* Directive
Collect all lines containing the word "chart" from the data.

* Source material
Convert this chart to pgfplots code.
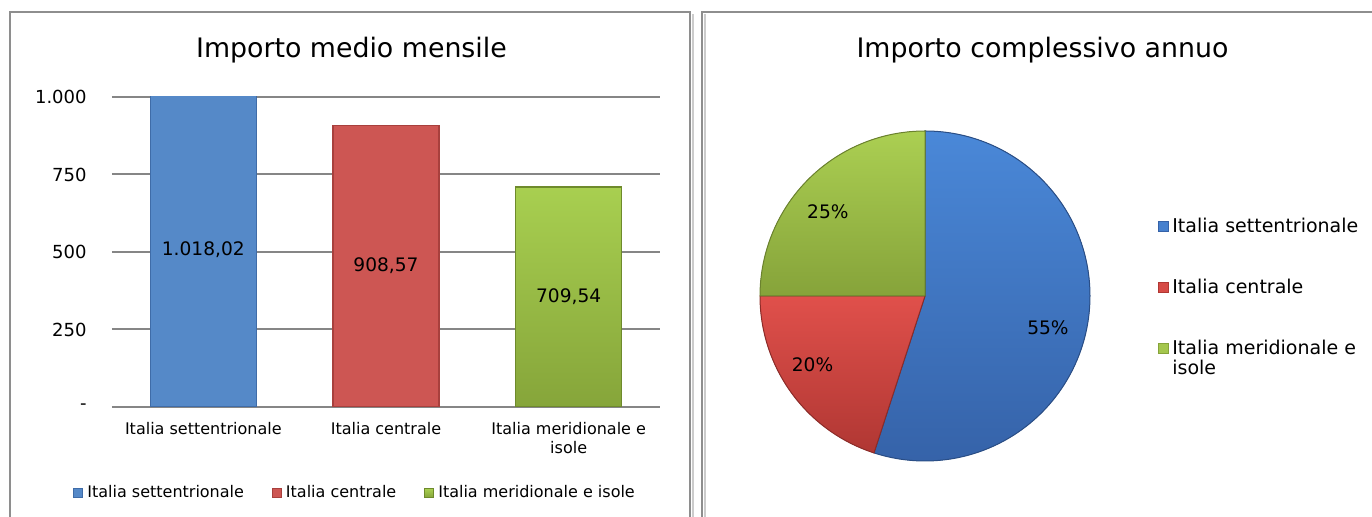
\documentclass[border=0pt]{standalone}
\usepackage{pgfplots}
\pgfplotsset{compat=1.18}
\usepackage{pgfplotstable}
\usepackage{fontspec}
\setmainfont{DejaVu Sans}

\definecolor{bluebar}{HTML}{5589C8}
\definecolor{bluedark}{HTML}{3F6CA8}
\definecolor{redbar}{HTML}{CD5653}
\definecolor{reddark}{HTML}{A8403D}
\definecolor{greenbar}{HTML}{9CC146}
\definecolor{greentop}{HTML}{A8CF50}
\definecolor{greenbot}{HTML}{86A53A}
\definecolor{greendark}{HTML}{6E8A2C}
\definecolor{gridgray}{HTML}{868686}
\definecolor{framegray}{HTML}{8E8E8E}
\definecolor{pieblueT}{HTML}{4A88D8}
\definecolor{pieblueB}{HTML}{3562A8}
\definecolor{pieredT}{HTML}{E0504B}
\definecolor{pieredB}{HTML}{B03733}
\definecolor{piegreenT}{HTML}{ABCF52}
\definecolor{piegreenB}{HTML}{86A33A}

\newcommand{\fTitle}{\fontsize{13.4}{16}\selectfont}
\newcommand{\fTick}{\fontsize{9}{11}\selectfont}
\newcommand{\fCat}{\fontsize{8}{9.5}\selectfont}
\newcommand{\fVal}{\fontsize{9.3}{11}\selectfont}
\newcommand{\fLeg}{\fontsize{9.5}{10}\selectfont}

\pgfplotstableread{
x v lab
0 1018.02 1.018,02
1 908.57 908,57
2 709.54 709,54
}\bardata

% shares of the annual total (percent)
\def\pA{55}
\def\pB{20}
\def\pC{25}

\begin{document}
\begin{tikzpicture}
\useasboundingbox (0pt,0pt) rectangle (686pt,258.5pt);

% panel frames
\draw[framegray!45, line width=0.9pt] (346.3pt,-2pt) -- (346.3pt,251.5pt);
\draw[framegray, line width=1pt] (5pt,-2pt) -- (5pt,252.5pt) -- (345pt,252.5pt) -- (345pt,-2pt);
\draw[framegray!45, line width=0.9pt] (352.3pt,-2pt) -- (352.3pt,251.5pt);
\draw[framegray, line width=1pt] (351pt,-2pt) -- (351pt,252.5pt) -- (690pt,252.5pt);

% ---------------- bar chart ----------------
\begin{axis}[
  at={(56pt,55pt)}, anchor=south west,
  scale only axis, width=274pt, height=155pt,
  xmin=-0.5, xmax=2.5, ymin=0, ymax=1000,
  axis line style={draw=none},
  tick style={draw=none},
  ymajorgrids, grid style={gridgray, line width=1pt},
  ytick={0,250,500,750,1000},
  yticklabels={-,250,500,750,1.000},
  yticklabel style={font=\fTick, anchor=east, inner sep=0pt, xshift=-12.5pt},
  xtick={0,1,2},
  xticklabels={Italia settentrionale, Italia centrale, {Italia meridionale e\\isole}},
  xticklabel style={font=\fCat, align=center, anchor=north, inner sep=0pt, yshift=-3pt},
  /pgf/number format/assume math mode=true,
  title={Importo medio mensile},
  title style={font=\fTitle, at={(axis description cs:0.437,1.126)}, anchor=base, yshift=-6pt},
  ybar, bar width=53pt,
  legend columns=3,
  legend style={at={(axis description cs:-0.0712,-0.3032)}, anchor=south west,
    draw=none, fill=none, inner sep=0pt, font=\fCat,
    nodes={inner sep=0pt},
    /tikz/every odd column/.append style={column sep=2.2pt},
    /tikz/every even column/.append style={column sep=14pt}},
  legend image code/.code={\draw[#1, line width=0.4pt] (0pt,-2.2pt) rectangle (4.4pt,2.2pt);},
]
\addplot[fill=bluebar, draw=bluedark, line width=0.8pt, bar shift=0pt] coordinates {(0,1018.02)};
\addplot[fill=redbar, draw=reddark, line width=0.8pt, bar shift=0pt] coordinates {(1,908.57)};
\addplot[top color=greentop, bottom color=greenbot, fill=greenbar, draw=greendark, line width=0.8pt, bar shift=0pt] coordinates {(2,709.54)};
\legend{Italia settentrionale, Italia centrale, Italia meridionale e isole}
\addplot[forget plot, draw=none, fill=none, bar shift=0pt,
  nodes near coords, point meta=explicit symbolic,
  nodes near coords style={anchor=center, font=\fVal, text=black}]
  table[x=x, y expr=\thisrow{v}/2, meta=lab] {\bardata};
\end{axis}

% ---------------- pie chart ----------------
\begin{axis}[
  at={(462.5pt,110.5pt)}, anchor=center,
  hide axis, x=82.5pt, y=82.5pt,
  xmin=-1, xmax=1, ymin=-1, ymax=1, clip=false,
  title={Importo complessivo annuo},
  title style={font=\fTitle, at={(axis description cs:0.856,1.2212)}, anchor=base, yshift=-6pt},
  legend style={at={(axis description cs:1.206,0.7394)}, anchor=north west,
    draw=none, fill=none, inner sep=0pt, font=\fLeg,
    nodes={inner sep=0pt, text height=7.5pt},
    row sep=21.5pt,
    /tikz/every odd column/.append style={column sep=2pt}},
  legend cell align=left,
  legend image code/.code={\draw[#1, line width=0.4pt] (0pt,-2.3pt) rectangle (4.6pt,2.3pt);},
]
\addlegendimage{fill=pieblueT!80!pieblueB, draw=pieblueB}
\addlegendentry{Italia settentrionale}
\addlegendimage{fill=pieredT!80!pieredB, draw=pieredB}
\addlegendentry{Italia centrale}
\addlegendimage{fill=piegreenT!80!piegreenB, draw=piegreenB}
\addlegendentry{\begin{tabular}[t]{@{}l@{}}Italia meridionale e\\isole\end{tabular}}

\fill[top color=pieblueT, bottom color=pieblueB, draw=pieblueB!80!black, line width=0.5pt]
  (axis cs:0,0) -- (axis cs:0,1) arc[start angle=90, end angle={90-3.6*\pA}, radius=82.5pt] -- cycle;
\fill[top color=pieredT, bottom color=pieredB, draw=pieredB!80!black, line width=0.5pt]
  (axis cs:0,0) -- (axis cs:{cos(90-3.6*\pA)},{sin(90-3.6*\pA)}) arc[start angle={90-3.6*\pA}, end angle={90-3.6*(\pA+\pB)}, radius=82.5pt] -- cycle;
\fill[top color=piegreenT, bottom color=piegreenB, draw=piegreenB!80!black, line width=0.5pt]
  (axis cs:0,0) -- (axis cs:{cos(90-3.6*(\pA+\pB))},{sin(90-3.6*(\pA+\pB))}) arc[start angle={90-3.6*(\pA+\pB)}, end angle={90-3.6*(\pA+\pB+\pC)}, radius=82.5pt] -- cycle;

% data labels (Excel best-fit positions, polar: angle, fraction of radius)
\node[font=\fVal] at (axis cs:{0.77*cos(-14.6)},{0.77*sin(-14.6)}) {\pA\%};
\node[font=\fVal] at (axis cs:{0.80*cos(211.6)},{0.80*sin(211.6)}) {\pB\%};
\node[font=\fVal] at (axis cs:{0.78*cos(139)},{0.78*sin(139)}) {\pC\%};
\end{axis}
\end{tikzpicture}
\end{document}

* Solved exercise
Convert this chart to pgfplots code.
% ---------------- bar chart ----------------
% ---------------- pie chart ----------------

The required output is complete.